__AIM OF THE EXERCISE__:
Reproduce verbatim the lines up to and including the one with "const yTicks = [0, 100, 200, 300, 400];", starting from the first.

__COLLECTED DATA__:
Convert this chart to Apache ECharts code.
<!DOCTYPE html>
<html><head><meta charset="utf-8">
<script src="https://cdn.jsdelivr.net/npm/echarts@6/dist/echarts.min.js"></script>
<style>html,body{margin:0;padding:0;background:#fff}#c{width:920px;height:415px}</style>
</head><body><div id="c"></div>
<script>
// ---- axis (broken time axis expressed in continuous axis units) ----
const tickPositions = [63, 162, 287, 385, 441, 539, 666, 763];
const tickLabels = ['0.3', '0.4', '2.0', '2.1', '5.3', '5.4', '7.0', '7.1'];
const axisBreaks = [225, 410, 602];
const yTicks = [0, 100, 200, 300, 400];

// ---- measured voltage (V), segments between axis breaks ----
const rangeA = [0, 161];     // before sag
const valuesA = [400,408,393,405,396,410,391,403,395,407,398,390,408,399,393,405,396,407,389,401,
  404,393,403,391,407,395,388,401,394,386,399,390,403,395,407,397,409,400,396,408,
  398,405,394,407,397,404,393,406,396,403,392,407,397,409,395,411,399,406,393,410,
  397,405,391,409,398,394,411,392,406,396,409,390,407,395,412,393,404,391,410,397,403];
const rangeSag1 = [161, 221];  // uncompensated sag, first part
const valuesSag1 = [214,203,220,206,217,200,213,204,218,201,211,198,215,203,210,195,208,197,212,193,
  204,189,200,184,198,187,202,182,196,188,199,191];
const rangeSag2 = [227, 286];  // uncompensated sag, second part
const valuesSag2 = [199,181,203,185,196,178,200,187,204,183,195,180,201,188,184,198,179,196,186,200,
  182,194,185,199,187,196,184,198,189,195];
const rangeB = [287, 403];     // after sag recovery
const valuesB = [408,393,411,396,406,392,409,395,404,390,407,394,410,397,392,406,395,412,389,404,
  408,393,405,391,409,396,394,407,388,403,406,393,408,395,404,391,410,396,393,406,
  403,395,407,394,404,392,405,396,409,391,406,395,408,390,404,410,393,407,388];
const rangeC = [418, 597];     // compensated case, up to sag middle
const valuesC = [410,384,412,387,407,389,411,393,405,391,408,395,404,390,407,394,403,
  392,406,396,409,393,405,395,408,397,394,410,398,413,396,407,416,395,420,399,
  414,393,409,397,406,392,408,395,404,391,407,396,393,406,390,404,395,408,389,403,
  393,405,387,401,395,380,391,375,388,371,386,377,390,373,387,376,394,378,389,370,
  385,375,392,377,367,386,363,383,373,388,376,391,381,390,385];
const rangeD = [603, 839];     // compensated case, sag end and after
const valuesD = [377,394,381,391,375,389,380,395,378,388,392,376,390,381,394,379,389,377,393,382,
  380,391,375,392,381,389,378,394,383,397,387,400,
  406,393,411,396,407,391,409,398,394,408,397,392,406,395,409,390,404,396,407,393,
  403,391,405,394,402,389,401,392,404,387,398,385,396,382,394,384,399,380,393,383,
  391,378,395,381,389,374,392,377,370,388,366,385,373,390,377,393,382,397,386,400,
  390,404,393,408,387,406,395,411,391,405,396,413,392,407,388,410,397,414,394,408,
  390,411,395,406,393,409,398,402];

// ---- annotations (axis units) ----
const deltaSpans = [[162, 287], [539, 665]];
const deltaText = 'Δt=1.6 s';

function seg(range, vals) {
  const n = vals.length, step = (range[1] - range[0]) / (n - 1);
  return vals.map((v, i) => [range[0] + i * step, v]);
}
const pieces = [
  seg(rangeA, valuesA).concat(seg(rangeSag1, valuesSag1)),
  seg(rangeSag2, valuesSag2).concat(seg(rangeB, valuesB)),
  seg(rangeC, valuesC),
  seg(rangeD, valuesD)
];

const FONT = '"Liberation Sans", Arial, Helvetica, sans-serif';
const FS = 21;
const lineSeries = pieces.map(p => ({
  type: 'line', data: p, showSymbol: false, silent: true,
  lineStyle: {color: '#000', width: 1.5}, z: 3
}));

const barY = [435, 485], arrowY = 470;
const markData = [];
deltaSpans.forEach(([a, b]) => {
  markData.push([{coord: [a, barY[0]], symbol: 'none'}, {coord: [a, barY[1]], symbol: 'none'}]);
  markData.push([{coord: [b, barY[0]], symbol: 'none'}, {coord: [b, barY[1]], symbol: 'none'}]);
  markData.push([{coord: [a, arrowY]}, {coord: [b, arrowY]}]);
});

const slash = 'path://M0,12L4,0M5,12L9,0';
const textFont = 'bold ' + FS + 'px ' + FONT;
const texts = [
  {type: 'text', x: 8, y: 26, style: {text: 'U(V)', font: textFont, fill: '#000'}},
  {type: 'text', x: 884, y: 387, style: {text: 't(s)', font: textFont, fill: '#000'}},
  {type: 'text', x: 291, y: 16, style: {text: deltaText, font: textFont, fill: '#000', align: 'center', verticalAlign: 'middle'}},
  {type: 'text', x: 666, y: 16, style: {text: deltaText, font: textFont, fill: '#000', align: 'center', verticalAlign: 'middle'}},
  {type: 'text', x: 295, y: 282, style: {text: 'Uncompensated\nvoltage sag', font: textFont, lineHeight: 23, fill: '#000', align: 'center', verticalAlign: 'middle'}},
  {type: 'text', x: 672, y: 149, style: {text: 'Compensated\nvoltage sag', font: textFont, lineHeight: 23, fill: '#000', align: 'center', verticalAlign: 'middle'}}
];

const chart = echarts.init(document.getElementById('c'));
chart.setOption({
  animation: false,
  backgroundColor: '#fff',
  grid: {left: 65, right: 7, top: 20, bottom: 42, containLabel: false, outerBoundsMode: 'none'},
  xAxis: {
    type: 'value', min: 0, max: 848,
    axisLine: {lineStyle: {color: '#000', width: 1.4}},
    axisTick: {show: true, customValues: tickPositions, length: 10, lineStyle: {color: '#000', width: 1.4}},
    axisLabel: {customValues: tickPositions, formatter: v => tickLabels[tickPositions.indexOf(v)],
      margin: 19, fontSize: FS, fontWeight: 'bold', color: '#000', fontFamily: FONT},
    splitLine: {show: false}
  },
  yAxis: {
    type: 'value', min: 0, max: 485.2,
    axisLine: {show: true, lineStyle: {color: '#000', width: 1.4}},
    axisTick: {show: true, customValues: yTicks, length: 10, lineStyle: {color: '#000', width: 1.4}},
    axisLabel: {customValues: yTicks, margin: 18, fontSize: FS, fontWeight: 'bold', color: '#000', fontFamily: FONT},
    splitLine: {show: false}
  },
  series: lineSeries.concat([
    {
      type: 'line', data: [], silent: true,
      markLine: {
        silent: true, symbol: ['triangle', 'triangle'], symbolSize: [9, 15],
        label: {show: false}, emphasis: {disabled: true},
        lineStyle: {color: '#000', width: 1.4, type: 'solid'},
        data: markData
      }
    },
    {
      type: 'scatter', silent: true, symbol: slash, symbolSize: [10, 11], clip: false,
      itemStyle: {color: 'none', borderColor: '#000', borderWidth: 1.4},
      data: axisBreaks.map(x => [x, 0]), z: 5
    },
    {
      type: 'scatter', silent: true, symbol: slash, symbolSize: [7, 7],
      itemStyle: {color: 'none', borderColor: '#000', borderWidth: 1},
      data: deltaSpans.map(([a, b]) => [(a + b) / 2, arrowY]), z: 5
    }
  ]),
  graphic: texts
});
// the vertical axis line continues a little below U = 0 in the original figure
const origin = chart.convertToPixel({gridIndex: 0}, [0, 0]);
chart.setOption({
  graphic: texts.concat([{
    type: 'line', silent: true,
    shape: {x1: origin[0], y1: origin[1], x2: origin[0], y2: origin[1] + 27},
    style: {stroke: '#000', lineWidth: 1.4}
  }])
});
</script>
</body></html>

__RESULT__:
Convert this chart to Apache ECharts code.
<!DOCTYPE html>
<html><head><meta charset="utf-8">
<script src="https://cdn.jsdelivr.net/npm/echarts@6/dist/echarts.min.js"></script>
<style>html,body{margin:0;padding:0;background:#fff}#c{width:920px;height:415px}</style>
</head><body><div id="c"></div>
<script>
// ---- axis (broken time axis expressed in continuous axis units) ----
const tickPositions = [63, 162, 287, 385, 441, 539, 666, 763];
const tickLabels = ['0.3', '0.4', '2.0', '2.1', '5.3', '5.4', '7.0', '7.1'];
const axisBreaks = [225, 410, 602];
const yTicks = [0, 100, 200, 300, 400];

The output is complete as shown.